Back then playing for the Wallabies was the furthest thing from his mind.
“For now I’m really enjoying myself in Biarritz,” he explained at the time. “And I’m keen to stay and play Rugby here for a while. Then I wouldn’t mind spending some time playing in South Africa for a season or two of Currie Cup or Super Rugby. Especially if I could live in a beautiful place like Cape Town or Durban.”
In fact, his next stop was Japan where he spent a season with the Toyota Shokki Shuttles under former Force hooker Tai McIsaac. But by 2014, Haylett-Petty, still only 24, was ready to return home – and this time something was different. He had clearly gown as a player in his years in France and there were more opportunities in the Force backline.

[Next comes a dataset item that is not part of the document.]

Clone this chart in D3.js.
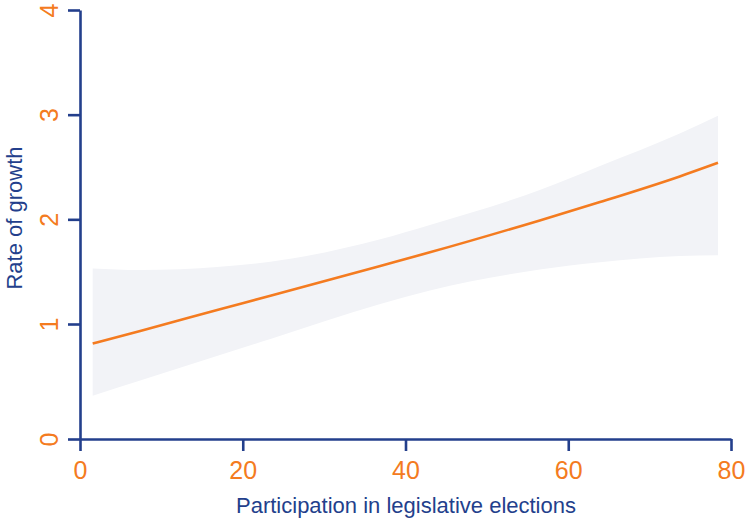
<!DOCTYPE html>
<html>
<head>
<meta charset="utf-8">
<script src="https://cdn.jsdelivr.net/npm/d3@7"></script>
<style>
  body { margin: 0; background: #fff; }
  svg { display: block; font-family: "Liberation Sans", Arial, sans-serif; }
</style>
</head>
<body>
<script>
const participation = [1.56, 7.4, 17.2, 23.4, 36.9, 43.0, 56.5, 63.9, 73.7, 78.4];
const growthFit = [0.83, 0.94, 1.14, 1.27, 1.555, 1.685, 1.99, 2.165, 2.41, 2.54];
const upperBound = [1.53, 1.515, 1.547, 1.595, 1.81, 1.946, 2.28, 2.51, 2.82, 2.99];
const lowerBound = [0.377, 0.508, 0.73, 0.87, 1.19, 1.32, 1.52, 1.59, 1.65, 1.656];
const xTicks = [0, 20, 40, 60, 80];
const yTicks = [0, 1, 2, 3, 4];

function main() {
    const width = 745;
    const height = 519;
    const axisColor = "#233f8c";
    const orange = "#f47b20";

    const svg = d3.select("body").append("svg")
        .attr("width", width)
        .attr("height", height);

    const x = d3.scaleLinear().domain([0, 80]).range([80, 731]);
    // the gap between 0 and 1 is a bit wider than the others in the original
    const y = d3.scaleLinear().domain([0, 1, 4]).range([439, 324, 10]);

    const rows = participation.map((p, i) => ({
        p: p, fit: growthFit[i], hi: upperBound[i], lo: lowerBound[i]
    }));

    svg.append("path")
        .datum(rows)
        .attr("fill", "#f2f3f7")
        .attr("d", d3.area()
            .x(d => x(d.p))
            .y0(d => y(d.lo))
            .y1(d => y(d.hi))
            .curve(d3.curveMonotoneX));

    svg.append("path")
        .datum(rows)
        .attr("fill", "none")
        .attr("stroke", orange)
        .attr("stroke-width", 2.6)
        .attr("d", d3.line()
            .x(d => x(d.p))
            .y(d => y(d.fit))
            .curve(d3.curveMonotoneX));

    const xAxis = svg.append("g")
        .attr("transform", "translate(0,439)")
        .call(d3.axisBottom(x).tickValues(xTicks).tickFormat(d3.format("d"))
            .tickSize(12).tickSizeOuter(0).tickPadding(10));

    const yAxis = svg.append("g")
        .attr("transform", "translate(80,0)")
        .call(d3.axisLeft(y).tickValues(yTicks).tickFormat(d3.format("d"))
            .tickSize(12).tickSizeOuter(0));

    [xAxis, yAxis].forEach(g => {
        g.select(".domain").attr("stroke", axisColor).attr("stroke-width", 2.6);
        g.selectAll(".tick line").attr("stroke", axisColor).attr("stroke-width", 2.6);
        g.selectAll(".tick text")
            .attr("fill", orange)
            .style("font-size", "25px")
            .style("font-family", "Liberation Sans, Arial, sans-serif");
    });

    xAxis.selectAll(".tick text").attr("dy", "0.72em");

    yAxis.selectAll(".tick text")
        .attr("x", null)
        .attr("dy", null)
        .attr("text-anchor", "middle")
        .attr("transform", "translate(-22,0) rotate(-90)");

    svg.append("text")
        .attr("x", 406)
        .attr("y", 513)
        .attr("text-anchor", "middle")
        .attr("fill", axisColor)
        .style("font-size", "22px")
        .text("Participation in legislative elections");

    svg.append("text")
        .attr("transform", "translate(22,218) rotate(-90)")
        .attr("text-anchor", "middle")
        .attr("fill", axisColor)
        .style("font-size", "22px")
        .text("Rate of growth");
}
main();
</script>
</body>
</html>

He made his first appearance in his favourite fullback spot in the 28-16 upset win over the NSW Waratahs in Perth and he scored his first try for the Force in four years against the high-flying Crusaders in Christchurch.
Dane went on to play 33 matches in the next three seasons, being one of the Force’s most consistent players, and it wasn’t just on the field where he was having wins. He found time to open Nourish and Feed – a healthy drive thru, also in Duncraig, with sister Sarah.
Then in June, following injuries to Henry Speight and Joe Tomane, Wallabies coach Michael Cheika finally gave him his chance.
“I like what he's got to offer as a footballer,” explained Cheika. “When I've seen him come into the camp and train with the lads, I feel he's been able to step up with the level and the speed of the game. He's attacking, he wants to make a break, he wants to take responsibility for the ball in the air, which I'm sure he'll see plenty of.
“He's not carrying fear into the game and I like that. He's prepared to back himself and go the distance.”
It’s been a tough baptism of fire for Haylett-Petty, having the rare distinction of losing his first five Tests, but despite the run of poor results he has stood out, with the UK Telegraph rating him as “one of the finds of the series” against England, “having impressed in each of his first three caps.”
If anything Haylett-Petty says the losses have made him a better player.
“The biggest thing was for me is to play my game and just try and bring my strengths to the Wallabies,” he says. “There's been plenty of testing times this year but the fact that I've been able to come out the other end gives me confidence for whatever lies ahead.”
It’s been a long time coming for Haylett-Petty as he runs out tonight to play his first home Test here in Perth. As he does, the memories of his dad Norm sitting in the stands watching him will be close to his heart.